GIVEN EXERCISE
Don't include pictures. Quote the lines below from the first through the line that contains "p.ygrid.grid_line_width = 1".

DATA SHOWN

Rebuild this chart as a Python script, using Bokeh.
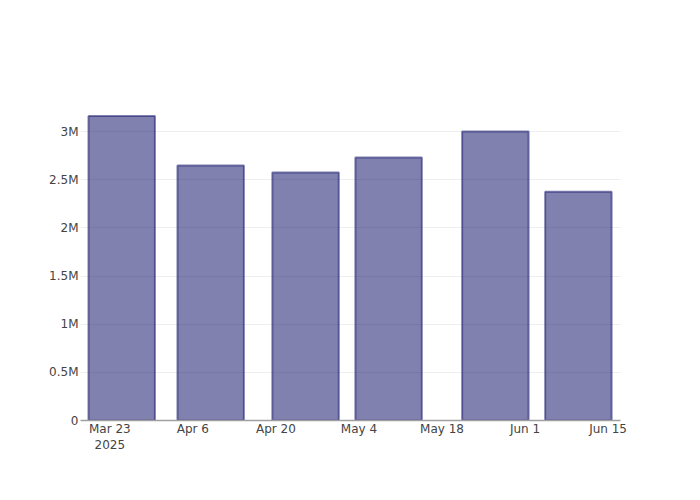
from datetime import datetime, timezone
from bokeh.plotting import figure
from bokeh.models import Range1d, FixedTicker
from bokeh.embed import file_html
from bokeh.resources import INLINE

# ---- data ----
bar_dates = ["2025-03-25", "2025-04-09", "2025-04-25", "2025-05-09", "2025-05-27", "2025-06-10"]
bar_values = [3160000, 2647000, 2575000, 2730000, 3000000, 2375000]

x_tick_dates = ["2025-03-23", "2025-04-06", "2025-04-20", "2025-05-04", "2025-05-18", "2025-06-01", "2025-06-15"]
x_tick_labels = ["Mar 23\n2025", "Apr 6", "Apr 20", "May 4", "May 18", "Jun 1", "Jun 15"]

y_tick_values = [0, 500000, 1000000, 1500000, 2000000, 2500000, 3000000]
y_tick_labels = ["0", "0.5M", "1M", "1.5M", "2M", "2.5M", "3M"]

DAY_MS = 86400000.0


def to_ms(s):
    return datetime.strptime(s, "%Y-%m-%d").replace(tzinfo=timezone.utc).timestamp() * 1000.0


bar_x = [to_ms(d) for d in bar_dates]
x_ticks = [to_ms(d) for d in x_tick_dates]

x_start = to_ms("2025-03-18") + 0.05 * DAY_MS
x_end = to_ms("2025-06-17") + 0.1 * DAY_MS

p = figure(
    width=690, height=490,
    x_axis_type="datetime",
    output_backend="svg", toolbar_location=None,
    x_range=Range1d(x_start, x_end),
    y_range=Range1d(0, 3322000),
    min_border_left=80, min_border_right=70,
    min_border_top=100, min_border_bottom=70,
)

p.vbar(x=bar_x, top=bar_values, bottom=0, width=11.2 * DAY_MS,
       fill_color="midnightblue", fill_alpha=0.55,
       line_color="midnightblue", line_alpha=0.55, line_width=2)

p.outline_line_color = None
p.background_fill_color = "white"
p.border_fill_color = "white"

p.xgrid.grid_line_color = None
p.ygrid.grid_line_color = "#eeeeee"
p.ygrid.grid_line_width = 1

xa = p.xaxis[0]
xa.ticker = FixedTicker(ticks=x_ticks)
xa.major_label_overrides = {t: l for t, l in zip(x_ticks, x_tick_labels)}
xa.major_tick_line_color = None
xa.major_tick_out = 0
xa.major_tick_in = 0
xa.minor_tick_line_color = None
xa.minor_tick_out = 0
xa.axis_line_color = "#a0a0a0"
xa.axis_line_width = 1.5
xa.major_label_text_font = "DejaVu Sans"
xa.major_label_text_font_size = "12px"
xa.major_label_text_color = "#444444"
xa.major_label_standoff = 1

ya = p.yaxis[0]
ya.ticker = FixedTicker(ticks=y_tick_values)
ya.major_label_overrides = {v: l for v, l in zip(y_tick_values, y_tick_labels)}
ya.major_tick_line_color = None
ya.major_tick_out = 0
ya.major_tick_in = 0
ya.minor_tick_line_color = None
ya.minor_tick_out = 0
ya.axis_line_color = None
ya.major_label_text_font = "DejaVu Sans"
ya.major_label_text_font_size = "12px"
ya.major_label_text_color = "#444444"
ya.major_label_standoff = 2

open("out.html", "w").write(file_html(p, INLINE))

RESULT OF THIS EXERCISE
Rebuild this chart as a Python script, using Bokeh.
from datetime import datetime, timezone
from bokeh.plotting import figure
from bokeh.models import Range1d, FixedTicker
from bokeh.embed import file_html
from bokeh.resources import INLINE

# ---- data ----
bar_dates = ["2025-03-25", "2025-04-09", "2025-04-25", "2025-05-09", "2025-05-27", "2025-06-10"]
bar_values = [3160000, 2647000, 2575000, 2730000, 3000000, 2375000]

x_tick_dates = ["2025-03-23", "2025-04-06", "2025-04-20", "2025-05-04", "2025-05-18", "2025-06-01", "2025-06-15"]
x_tick_labels = ["Mar 23\n2025", "Apr 6", "Apr 20", "May 4", "May 18", "Jun 1", "Jun 15"]

y_tick_values = [0, 500000, 1000000, 1500000, 2000000, 2500000, 3000000]
y_tick_labels = ["0", "0.5M", "1M", "1.5M", "2M", "2.5M", "3M"]

DAY_MS = 86400000.0


def to_ms(s):
    return datetime.strptime(s, "%Y-%m-%d").replace(tzinfo=timezone.utc).timestamp() * 1000.0


bar_x = [to_ms(d) for d in bar_dates]
x_ticks = [to_ms(d) for d in x_tick_dates]

x_start = to_ms("2025-03-18") + 0.05 * DAY_MS
x_end = to_ms("2025-06-17") + 0.1 * DAY_MS

p = figure(
    width=690, height=490,
    x_axis_type="datetime",
    output_backend="svg", toolbar_location=None,
    x_range=Range1d(x_start, x_end),
    y_range=Range1d(0, 3322000),
    min_border_left=80, min_border_right=70,
    min_border_top=100, min_border_bottom=70,
)

p.vbar(x=bar_x, top=bar_values, bottom=0, width=11.2 * DAY_MS,
       fill_color="midnightblue", fill_alpha=0.55,
       line_color="midnightblue", line_alpha=0.55, line_width=2)

p.outline_line_color = None
p.background_fill_color = "white"
p.border_fill_color = "white"

p.xgrid.grid_line_color = None
p.ygrid.grid_line_color = "#eeeeee"
p.ygrid.grid_line_width = 1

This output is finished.